Set down each line of the material that follows, exactly, with no pictures.

%%

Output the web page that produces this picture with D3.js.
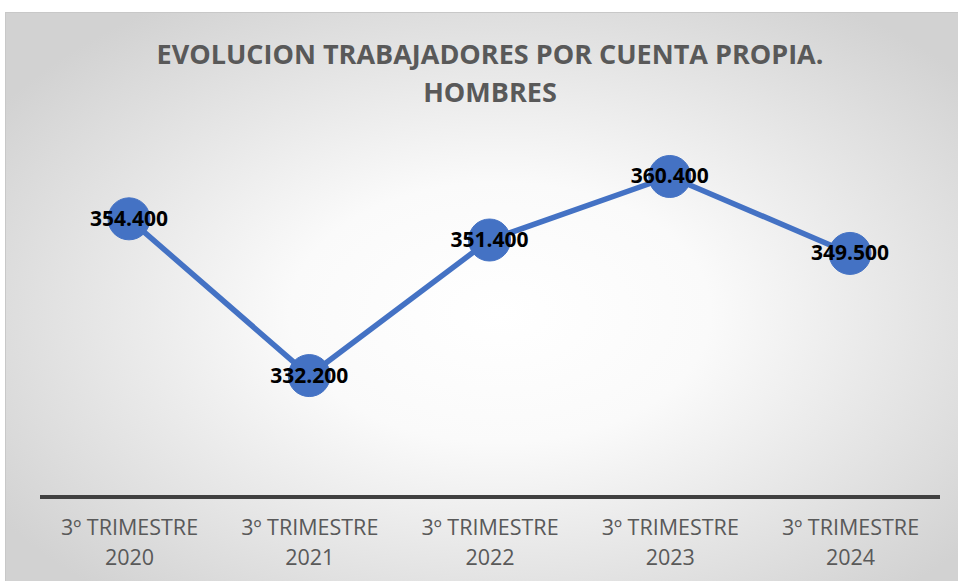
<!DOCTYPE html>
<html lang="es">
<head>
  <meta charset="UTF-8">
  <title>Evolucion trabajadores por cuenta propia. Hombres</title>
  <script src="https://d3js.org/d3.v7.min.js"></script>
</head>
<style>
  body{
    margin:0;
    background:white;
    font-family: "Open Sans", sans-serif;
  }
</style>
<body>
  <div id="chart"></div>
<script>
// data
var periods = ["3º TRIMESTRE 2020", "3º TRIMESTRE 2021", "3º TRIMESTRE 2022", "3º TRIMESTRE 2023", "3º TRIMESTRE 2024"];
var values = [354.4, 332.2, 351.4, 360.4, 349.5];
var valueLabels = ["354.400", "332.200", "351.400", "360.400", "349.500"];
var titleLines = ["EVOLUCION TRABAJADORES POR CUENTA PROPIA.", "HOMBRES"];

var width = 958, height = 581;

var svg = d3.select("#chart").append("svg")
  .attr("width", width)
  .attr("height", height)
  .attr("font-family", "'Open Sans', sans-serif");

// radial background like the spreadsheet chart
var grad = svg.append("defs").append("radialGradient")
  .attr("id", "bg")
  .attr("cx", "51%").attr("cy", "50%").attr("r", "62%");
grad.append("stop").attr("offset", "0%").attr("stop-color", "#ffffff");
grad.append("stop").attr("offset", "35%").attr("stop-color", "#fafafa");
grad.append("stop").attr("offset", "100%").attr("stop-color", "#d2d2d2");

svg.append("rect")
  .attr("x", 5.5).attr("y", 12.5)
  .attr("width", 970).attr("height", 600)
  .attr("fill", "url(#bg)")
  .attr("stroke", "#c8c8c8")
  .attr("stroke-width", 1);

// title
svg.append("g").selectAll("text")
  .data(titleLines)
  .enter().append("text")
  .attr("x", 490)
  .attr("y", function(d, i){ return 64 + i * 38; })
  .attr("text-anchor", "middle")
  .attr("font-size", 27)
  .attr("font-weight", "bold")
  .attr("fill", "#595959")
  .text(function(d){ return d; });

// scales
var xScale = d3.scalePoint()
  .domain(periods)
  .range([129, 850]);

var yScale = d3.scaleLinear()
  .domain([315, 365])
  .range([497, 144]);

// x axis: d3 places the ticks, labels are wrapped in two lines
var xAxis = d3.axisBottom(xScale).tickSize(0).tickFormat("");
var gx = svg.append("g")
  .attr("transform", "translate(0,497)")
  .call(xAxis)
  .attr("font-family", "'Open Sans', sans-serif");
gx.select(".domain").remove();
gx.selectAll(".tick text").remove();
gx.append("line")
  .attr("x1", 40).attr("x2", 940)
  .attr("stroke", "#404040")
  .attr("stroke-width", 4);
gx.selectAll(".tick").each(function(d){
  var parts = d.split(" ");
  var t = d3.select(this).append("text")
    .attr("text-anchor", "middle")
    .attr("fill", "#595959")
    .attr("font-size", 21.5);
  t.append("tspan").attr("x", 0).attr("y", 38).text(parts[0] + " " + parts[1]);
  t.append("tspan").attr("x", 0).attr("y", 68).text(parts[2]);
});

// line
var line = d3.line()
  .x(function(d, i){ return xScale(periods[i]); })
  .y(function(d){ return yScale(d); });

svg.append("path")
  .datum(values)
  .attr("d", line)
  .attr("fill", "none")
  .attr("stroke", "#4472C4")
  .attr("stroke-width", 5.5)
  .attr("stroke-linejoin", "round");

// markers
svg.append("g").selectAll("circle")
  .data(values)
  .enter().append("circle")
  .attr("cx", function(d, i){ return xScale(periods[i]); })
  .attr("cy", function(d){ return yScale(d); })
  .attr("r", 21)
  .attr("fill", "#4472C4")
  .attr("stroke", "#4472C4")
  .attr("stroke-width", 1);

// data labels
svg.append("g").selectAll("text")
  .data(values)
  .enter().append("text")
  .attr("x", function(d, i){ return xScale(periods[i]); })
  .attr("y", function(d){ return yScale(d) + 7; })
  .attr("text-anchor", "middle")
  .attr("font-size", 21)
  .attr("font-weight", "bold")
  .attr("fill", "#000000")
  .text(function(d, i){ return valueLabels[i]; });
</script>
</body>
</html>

%%

Finished exercise –
Output the web page that produces this picture with D3.js.
<!DOCTYPE html>
<html lang="es">
<head>
  <meta charset="UTF-8">
  <title>Evolucion trabajadores por cuenta propia. Hombres</title>
  <script src="https://d3js.org/d3.v7.min.js"></script>
</head>
<style>
  body{
    margin:0;
    background:white;
    font-family: "Open Sans", sans-serif;
  }
</style>
<body>
  <div id="chart"></div>
<script>
// data
var periods = ["3º TRIMESTRE 2020", "3º TRIMESTRE 2021", "3º TRIMESTRE 2022", "3º TRIMESTRE 2023", "3º TRIMESTRE 2024"];
var values = [354.4, 332.2, 351.4, 360.4, 349.5];
var valueLabels = ["354.400", "332.200", "351.400", "360.400", "349.500"];
var titleLines = ["EVOLUCION TRABAJADORES POR CUENTA PROPIA.", "HOMBRES"];

var width = 958, height = 581;

var svg = d3.select("#chart").append("svg")
  .attr("width", width)
  .attr("height", height)
  .attr("font-family", "'Open Sans', sans-serif");

// radial background like the spreadsheet chart
var grad = svg.append("defs").append("radialGradient")
  .attr("id", "bg")
  .attr("cx", "51%").attr("cy", "50%").attr("r", "62%");
grad.append("stop").attr("offset", "0%").attr("stop-color", "#ffffff");
grad.append("stop").attr("offset", "35%").attr("stop-color", "#fafafa");
grad.append("stop").attr("offset", "100%").attr("stop-color", "#d2d2d2");

svg.append("rect")
  .attr("x", 5.5).attr("y", 12.5)
  .attr("width", 970).attr("height", 600)
  .attr("fill", "url(#bg)")
  .attr("stroke", "#c8c8c8")
  .attr("stroke-width", 1);

// title
svg.append("g").selectAll("text")
  .data(titleLines)
  .enter().append("text")
  .attr("x", 490)
  .attr("y", function(d, i){ return 64 + i * 38; })
  .attr("text-anchor", "middle")
  .attr("font-size", 27)
  .attr("font-weight", "bold")
  .attr("fill", "#595959")
  .text(function(d){ return d; });

// scales
var xScale = d3.scalePoint()
  .domain(periods)
  .range([129, 850]);

var yScale = d3.scaleLinear()
  .domain([315, 365])
  .range([497, 144]);

// x axis: d3 places the ticks, labels are wrapped in two lines
var xAxis = d3.axisBottom(xScale).tickSize(0).tickFormat("");
var gx = svg.append("g")
  .attr("transform", "translate(0,497)")
  .call(xAxis)
  .attr("font-family", "'Open Sans', sans-serif");
gx.select(".domain").remove();
gx.selectAll(".tick text").remove();
gx.append("line")
  .attr("x1", 40).attr("x2", 940)
  .attr("stroke", "#404040")
  .attr("stroke-width", 4);
gx.selectAll(".tick").each(function(d){
  var parts = d.split(" ");
  var t = d3.select(this).append("text")
    .attr("text-anchor", "middle")
    .attr("fill", "#595959")
    .attr("font-size", 21.5);
  t.append("tspan").attr("x", 0).attr("y", 38).text(parts[0] + " " + parts[1]);
  t.append("tspan").attr("x", 0).attr("y", 68).text(parts[2]);
});

// line
var line = d3.line()
  .x(function(d, i){ return xScale(periods[i]); })
  .y(function(d){ return yScale(d); });

svg.append("path")
  .datum(values)
  .attr("d", line)
  .attr("fill", "none")
  .attr("stroke", "#4472C4")
  .attr("stroke-width", 5.5)
  .attr("stroke-linejoin", "round");

// markers
svg.append("g").selectAll("circle")
  .data(values)
  .enter().append("circle")
  .attr("cx", function(d, i){ return xScale(periods[i]); })
  .attr("cy", function(d){ return yScale(d); })
  .attr("r", 21)
  .attr("fill", "#4472C4")
  .attr("stroke", "#4472C4")
  .attr("stroke-width", 1);

// data labels
svg.append("g").selectAll("text")
  .data(values)
  .enter().append("text")
  .attr("x", function(d, i){ return xScale(periods[i]); })
  .attr("y", function(d){ return yScale(d) + 7; })
  .attr("text-anchor", "middle")
  .attr("font-size", 21)
  .attr("font-weight", "bold")
  .attr("fill", "#000000")
  .text(function(d, i){ return valueLabels[i]; });
</script>
</body>
</html>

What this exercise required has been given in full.